**Data lines**
— Begin —

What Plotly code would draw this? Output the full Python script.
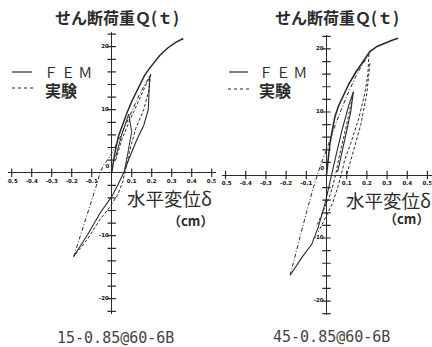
import plotly.graph_objects as go

# ---------------- data ----------------
x_ticks = [-0.5, -0.4, -0.3, -0.2, -0.1, 0.1, 0.2, 0.3, 0.4, 0.5]
x_tick_labels = ["-0.5", "-0.4", "-0.3", "-0.2", "-0.1", "0.1", "0.2", "0.3", "0.4", "0.5"]
y_ticks = [-22, -20, -18, -16, -14, -12, -10, -8, -6, -4, -2, 2, 4, 6, 8, 10, 12, 14, 16, 18, 20, 22]
y_label_vals = [20, 10, -10, -20]
y_label_text = ["20", "10", "-10", "-20"]

# left specimen 15-0.85@60-6B
L_skel_x = [0, 0.015, 0.033, 0.055, 0.075, 0.10, 0.125, 0.142, 0.165, 0.19, 0.21, 0.24, 0.28, 0.32, 0.358]
L_skel_y = [0, 3.0, 5.7, 7.8, 9.4, 11.3, 13.0, 14.2, 15.5, 16.6, 17.4, 18.6, 19.8, 20.7, 21.3]
L_loop_x = [0.19, 0.188, 0.183, 0.16, 0.125, 0.09, 0.06, 0.03, 0.0, -0.058, -0.12, -0.19]
L_loop_y = [15.3, 12.5, 10.0, 7.5, 5.2, 2.5, 0.0, -2.0, -3.8, -6.4, -9.8, -13.3]
L_inner_x = [0.02, 0.05, 0.085, 0.10, 0.08, 0.065]
L_inner_y = [2.5, 6.0, 9.3, 6.5, 3.0, 0.5]
L_expa_x = [-0.19, -0.16, -0.117, -0.08, -0.058, -0.04, -0.01, 0.04, 0.09, 0.14, 0.195]
L_expa_y = [-13.3, -10.4, -5.9, -2.4, 0.0, 1.2, 2.5, 5.5, 9.0, 12.5, 15.6]
L_expb_x = [0.195, 0.185, 0.16, 0.12, 0.09, 0.072, 0.055, 0.03, -0.01, -0.06, -0.12, -0.19]
L_expb_y = [15.6, 13.0, 10.0, 7.0, 3.5, 0.8, -1.5, -3.5, -5.5, -7.5, -10.5, -13.3]
L_expc_x = [0.02, 0.05, 0.09, 0.13, 0.17, 0.195]
L_expc_y = [2.0, 5.2, 8.3, 11.0, 13.7, 15.6]

# right specimen 45-0.85@60-6B
R_skel_x = [0, 0.005, 0.017, 0.03, 0.042, 0.06, 0.083, 0.11, 0.141, 0.175, 0.215, 0.25, 0.29, 0.325, 0.355]
R_skel_y = [0, 1.5, 5.0, 7.3, 9.3, 11.0, 12.7, 14.4, 16.1, 17.8, 19.6, 20.4, 21.0, 21.4, 21.7]
R_loop_x = [-0.18, -0.12, -0.073, -0.04, -0.007, 0.026, 0.05, 0.08, 0.11, 0.133, 0.12, 0.10, 0.075, 0.055]
R_loop_y = [-15.9, -13.0, -11.0, -8.2, -4.5, 0.3, 3.5, 7.5, 11.0, 13.2, 10.0, 7.0, 3.5, 0.5]
R_expa_x = [-0.18, -0.14, -0.10, -0.065, -0.049, -0.03, 0.0, 0.05, 0.10, 0.15, 0.21]
R_expa_y = [-15.9, -10.8, -6.0, -2.0, -0.3, 1.5, 4.0, 8.5, 12.5, 16.0, 19.2]
R_expb_x = [0.21, 0.205, 0.19, 0.16, 0.12, 0.09, 0.075, 0.06, 0.03, 0.0, -0.04]
R_expb_y = [19.2, 16.0, 13.0, 9.0, 5.0, 2.4, 0.3, -1.5, -4.5, -6.4, -9.0]
R_expc_x = [0.215, 0.20, 0.17, 0.13, 0.10]
R_expc_y = [17.7, 13.0, 8.0, 3.5, 0.0]
R_expd_x = [0.133, 0.10, 0.06, 0.045, 0.02, -0.05]
R_expd_y = [13.2, 8.0, 2.5, 0.0, -3.0, -8.2]

INK = "#2b2b2b"
fig = go.Figure()


def add_panel(xa, ya, curves):
    for cx, cy, width, dash in curves:
        fig.add_trace(go.Scatter(x=cx, y=cy, mode="lines", xaxis=xa, yaxis=ya,
                                 line=dict(color=INK, width=width, dash=dash),
                                 showlegend=False, hoverinfo="skip"))
    # tick marks
    fig.add_trace(go.Scatter(x=x_ticks, y=[0] * len(x_ticks), mode="markers", xaxis=xa, yaxis=ya,
                             marker=dict(symbol="line-ns-open", size=6, color=INK,
                                         line=dict(color=INK, width=1.2)),
                             showlegend=False, hoverinfo="skip"))
    fig.add_trace(go.Scatter(x=[0] * len(y_ticks), y=y_ticks, mode="markers", xaxis=xa, yaxis=ya,
                             marker=dict(symbol="line-ew-open", size=6, color=INK,
                                         line=dict(color=INK, width=1.2)),
                             showlegend=False, hoverinfo="skip"))
    fig.add_trace(go.Scatter(x=x_ticks, y=[-1.35] * len(x_ticks), mode="text", xaxis=xa, yaxis=ya,
                             text=x_tick_labels, textposition="middle center",
                             textfont=dict(family="DejaVu Sans", size=5.5, color="#111", weight="bold"),
                             showlegend=False, hoverinfo="skip"))
    fig.add_trace(go.Scatter(x=[-0.014] * len(y_label_vals), y=y_label_vals, mode="text", xaxis=xa, yaxis=ya,
                             text=y_label_text, textposition="middle left",
                             textfont=dict(family="DejaVu Sans", size=5.5, color="#111", weight="bold"),
                             showlegend=False, hoverinfo="skip"))
    fig.add_trace(go.Scatter(x=[-0.012], y=[1.0], mode="text", xaxis=xa, yaxis=ya,
                             text=["0"], textposition="middle left",
                             textfont=dict(family="DejaVu Sans", size=5.5, color="#111", weight="bold"),
                             showlegend=False, hoverinfo="skip"))


add_panel("x", "y", [
    (L_skel_x, L_skel_y, 1.5, "solid"),
    (L_loop_x, L_loop_y, 1.1, "solid"),
    (L_inner_x, L_inner_y, 1.0, "solid"),
    (L_expa_x, L_expa_y, 1.0, "4px,2px,1px,2px"),
    (L_expb_x, L_expb_y, 1.0, "3px,2px"),
    (L_expc_x, L_expc_y, 1.0, "3px,2px"),
])
add_panel("x2", "y2", [
    (R_skel_x, R_skel_y, 1.6, "solid"),
    (R_loop_x, R_loop_y, 1.1, "solid"),
    (R_expa_x, R_expa_y, 1.0, "4px,2px,1px,2px"),
    (R_expb_x, R_expb_y, 1.0, "3px,2px"),
    (R_expc_x, R_expc_y, 1.0, "3px,2px"),
    (R_expd_x, R_expd_y, 1.0, "3px,2px"),
])

ax_common = dict(showgrid=False, showticklabels=False, ticks="", showline=False,
                 zeroline=True, zerolinecolor=INK, zerolinewidth=1.2, fixedrange=True)
W, H = 432, 347
fig.update_layout(
    width=W, height=H, margin=dict(l=0, r=0, t=0, b=0),
    paper_bgcolor="white", plot_bgcolor="white",
    xaxis=dict(domain=[7.7 / W, 215.7 / W], range=[-0.52, 0.52], anchor="y", **ax_common),
    yaxis=dict(domain=[1 - 313.8 / H, 1 - 31.6 / H], range=[-22.4, 22.4], anchor="x", **ax_common),
    xaxis2=dict(domain=[221.5 / W, 431.5 / W], range=[-0.52, 0.52], anchor="y2", **ax_common),
    yaxis2=dict(domain=[1 - 314.9 / H, 1 - 35.1 / H], range=[-22.2, 22.2], anchor="x2", **ax_common),
)

JP = "Noto Sans CJK JP"


def ann(px, py, text, size, family=JP, color=INK, weight="normal", xanchor="center"):
    fig.add_annotation(x=px / W, y=1 - py / H, xref="paper", yref="paper", text=text, showarrow=False,
                       xanchor=xanchor, yanchor="middle",
                       font=dict(family=family, size=size, color=color, weight=weight))


# titles
ann(117, 17, "せん断荷重Ｑ(ｔ)", 16, weight="bold")
ann(337, 17, "せん断荷重Ｑ(ｔ)", 16, weight="bold")
# legends
ann(42, 72, "Ｆ Ｅ Ｍ", 14, xanchor="left")
ann(43, 90, "実験", 16, weight="bold", xanchor="left")
ann(257, 72, "Ｆ Ｅ Ｍ", 14, xanchor="left")
ann(257, 90, "実験", 16, weight="bold", xanchor="left")
for x0, x1, y0, dash in [(12, 32, 72, "solid"), (12, 33, 88, "dot"), (229, 248, 72, "solid"), (228, 249, 89, "dot")]:
    fig.add_shape(type="line", xref="paper", yref="paper", x0=x0 / W, x1=x1 / W, y0=1 - y0 / H, y1=1 - y0 / H,
                  line=dict(color=INK, width=1.2, dash=dash))
# axis titles
ann(125, 198, "水平変位δ", 18.5, xanchor="left")
ann(190, 220, "（cm）", 13, weight="bold")
ann(344, 200, "水平変位δ", 18.5, xanchor="left")
ann(406, 218, "（cm）", 13, weight="bold")
# specimen labels
ann(115, 338, "15-0.85@60-6B", 15, family="DejaVu Sans Mono", color="#444")
ann(331, 337, "45-0.85@60-6B", 15, family="DejaVu Sans Mono", color="#444")

fig.write_html("out.html", config={"displayModeBar": False},
               post_script="document.body.style.margin='0';document.body.style.overflow='hidden';")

— End —

Everything from the first line of the listing above through the line that contains "import plotly.graph_objects as go" is to be restated word for word, minus the pictures.

**Result of this task**
What Plotly code would draw this? Output the full Python script.
import plotly.graph_objects as go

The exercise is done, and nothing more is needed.